■ TASK STATEMENT ■
Return every record exactly as written.

(Extracted records)
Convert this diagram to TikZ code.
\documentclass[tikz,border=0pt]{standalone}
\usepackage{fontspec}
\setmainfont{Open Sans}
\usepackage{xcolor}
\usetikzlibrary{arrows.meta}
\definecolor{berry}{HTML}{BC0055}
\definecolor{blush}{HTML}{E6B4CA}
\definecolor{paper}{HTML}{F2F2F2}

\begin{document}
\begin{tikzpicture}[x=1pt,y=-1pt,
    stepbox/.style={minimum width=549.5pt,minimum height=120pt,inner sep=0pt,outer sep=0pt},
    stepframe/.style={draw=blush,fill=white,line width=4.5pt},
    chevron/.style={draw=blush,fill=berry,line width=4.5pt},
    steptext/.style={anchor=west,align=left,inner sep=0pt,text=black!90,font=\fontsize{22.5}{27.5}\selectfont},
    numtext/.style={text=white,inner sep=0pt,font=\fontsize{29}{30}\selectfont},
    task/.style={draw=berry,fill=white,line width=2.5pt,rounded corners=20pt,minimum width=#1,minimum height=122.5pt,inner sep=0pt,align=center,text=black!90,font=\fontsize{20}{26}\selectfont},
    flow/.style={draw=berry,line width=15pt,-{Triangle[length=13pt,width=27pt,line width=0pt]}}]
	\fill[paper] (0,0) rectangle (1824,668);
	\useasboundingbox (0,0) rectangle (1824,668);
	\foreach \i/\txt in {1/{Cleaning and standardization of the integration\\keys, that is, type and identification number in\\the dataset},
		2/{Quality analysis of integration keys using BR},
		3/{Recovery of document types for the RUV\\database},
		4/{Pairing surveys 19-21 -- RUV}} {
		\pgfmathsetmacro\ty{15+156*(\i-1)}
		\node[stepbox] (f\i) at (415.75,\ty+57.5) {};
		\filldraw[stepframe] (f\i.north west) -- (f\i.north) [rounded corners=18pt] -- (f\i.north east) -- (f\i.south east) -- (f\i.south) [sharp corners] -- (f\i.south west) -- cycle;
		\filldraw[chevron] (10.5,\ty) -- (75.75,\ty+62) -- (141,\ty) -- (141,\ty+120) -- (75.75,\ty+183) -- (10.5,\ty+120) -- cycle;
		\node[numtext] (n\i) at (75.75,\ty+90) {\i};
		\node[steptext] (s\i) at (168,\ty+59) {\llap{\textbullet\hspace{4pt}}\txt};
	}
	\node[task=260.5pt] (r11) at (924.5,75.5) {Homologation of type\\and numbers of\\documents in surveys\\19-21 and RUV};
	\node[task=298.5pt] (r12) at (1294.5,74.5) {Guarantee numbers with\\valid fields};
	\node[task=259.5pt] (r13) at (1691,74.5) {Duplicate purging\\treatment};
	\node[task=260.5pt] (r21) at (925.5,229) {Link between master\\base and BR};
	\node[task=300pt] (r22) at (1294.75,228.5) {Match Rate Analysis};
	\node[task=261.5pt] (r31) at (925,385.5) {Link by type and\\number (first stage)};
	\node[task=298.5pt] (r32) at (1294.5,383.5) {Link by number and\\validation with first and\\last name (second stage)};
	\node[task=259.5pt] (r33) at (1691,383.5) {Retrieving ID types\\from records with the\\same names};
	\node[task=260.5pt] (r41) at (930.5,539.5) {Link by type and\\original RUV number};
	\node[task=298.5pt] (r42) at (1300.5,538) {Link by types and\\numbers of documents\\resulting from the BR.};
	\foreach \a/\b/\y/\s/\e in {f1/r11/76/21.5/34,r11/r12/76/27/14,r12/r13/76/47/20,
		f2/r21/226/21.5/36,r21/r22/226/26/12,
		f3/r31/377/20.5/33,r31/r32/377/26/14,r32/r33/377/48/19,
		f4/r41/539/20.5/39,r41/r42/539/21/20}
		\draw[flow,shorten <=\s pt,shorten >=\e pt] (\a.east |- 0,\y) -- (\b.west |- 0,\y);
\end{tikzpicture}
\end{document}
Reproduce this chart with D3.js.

■ REPLY TO THE TASK ■
Convert this diagram to TikZ code.
\documentclass[tikz,border=0pt]{standalone}
\usepackage{fontspec}
\setmainfont{Open Sans}
\usepackage{xcolor}
\usetikzlibrary{arrows.meta}
\definecolor{berry}{HTML}{BC0055}
\definecolor{blush}{HTML}{E6B4CA}
\definecolor{paper}{HTML}{F2F2F2}

\begin{document}
\begin{tikzpicture}[x=1pt,y=-1pt,
    stepbox/.style={minimum width=549.5pt,minimum height=120pt,inner sep=0pt,outer sep=0pt},
    stepframe/.style={draw=blush,fill=white,line width=4.5pt},
    chevron/.style={draw=blush,fill=berry,line width=4.5pt},
    steptext/.style={anchor=west,align=left,inner sep=0pt,text=black!90,font=\fontsize{22.5}{27.5}\selectfont},
    numtext/.style={text=white,inner sep=0pt,font=\fontsize{29}{30}\selectfont},
    task/.style={draw=berry,fill=white,line width=2.5pt,rounded corners=20pt,minimum width=#1,minimum height=122.5pt,inner sep=0pt,align=center,text=black!90,font=\fontsize{20}{26}\selectfont},
    flow/.style={draw=berry,line width=15pt,-{Triangle[length=13pt,width=27pt,line width=0pt]}}]
	\fill[paper] (0,0) rectangle (1824,668);
	\useasboundingbox (0,0) rectangle (1824,668);
	\foreach \i/\txt in {1/{Cleaning and standardization of the integration\\keys, that is, type and identification number in\\the dataset},
		2/{Quality analysis of integration keys using BR},
		3/{Recovery of document types for the RUV\\database},
		4/{Pairing surveys 19-21 -- RUV}} {
		\pgfmathsetmacro\ty{15+156*(\i-1)}
		\node[stepbox] (f\i) at (415.75,\ty+57.5) {};
		\filldraw[stepframe] (f\i.north west) -- (f\i.north) [rounded corners=18pt] -- (f\i.north east) -- (f\i.south east) -- (f\i.south) [sharp corners] -- (f\i.south west) -- cycle;
		\filldraw[chevron] (10.5,\ty) -- (75.75,\ty+62) -- (141,\ty) -- (141,\ty+120) -- (75.75,\ty+183) -- (10.5,\ty+120) -- cycle;
		\node[numtext] (n\i) at (75.75,\ty+90) {\i};
		\node[steptext] (s\i) at (168,\ty+59) {\llap{\textbullet\hspace{4pt}}\txt};
	}
	\node[task=260.5pt] (r11) at (924.5,75.5) {Homologation of type\\and numbers of\\documents in surveys\\19-21 and RUV};
	\node[task=298.5pt] (r12) at (1294.5,74.5) {Guarantee numbers with\\valid fields};
	\node[task=259.5pt] (r13) at (1691,74.5) {Duplicate purging\\treatment};
	\node[task=260.5pt] (r21) at (925.5,229) {Link between master\\base and BR};
	\node[task=300pt] (r22) at (1294.75,228.5) {Match Rate Analysis};
	\node[task=261.5pt] (r31) at (925,385.5) {Link by type and\\number (first stage)};
	\node[task=298.5pt] (r32) at (1294.5,383.5) {Link by number and\\validation with first and\\last name (second stage)};
	\node[task=259.5pt] (r33) at (1691,383.5) {Retrieving ID types\\from records with the\\same names};
	\node[task=260.5pt] (r41) at (930.5,539.5) {Link by type and\\original RUV number};
	\node[task=298.5pt] (r42) at (1300.5,538) {Link by types and\\numbers of documents\\resulting from the BR.};
	\foreach \a/\b/\y/\s/\e in {f1/r11/76/21.5/34,r11/r12/76/27/14,r12/r13/76/47/20,
		f2/r21/226/21.5/36,r21/r22/226/26/12,
		f3/r31/377/20.5/33,r31/r32/377/26/14,r32/r33/377/48/19,
		f4/r41/539/20.5/39,r41/r42/539/21/20}
		\draw[flow,shorten <=\s pt,shorten >=\e pt] (\a.east |- 0,\y) -- (\b.west |- 0,\y);
\end{tikzpicture}
\end{document}
Reproduce this chart with D3.js.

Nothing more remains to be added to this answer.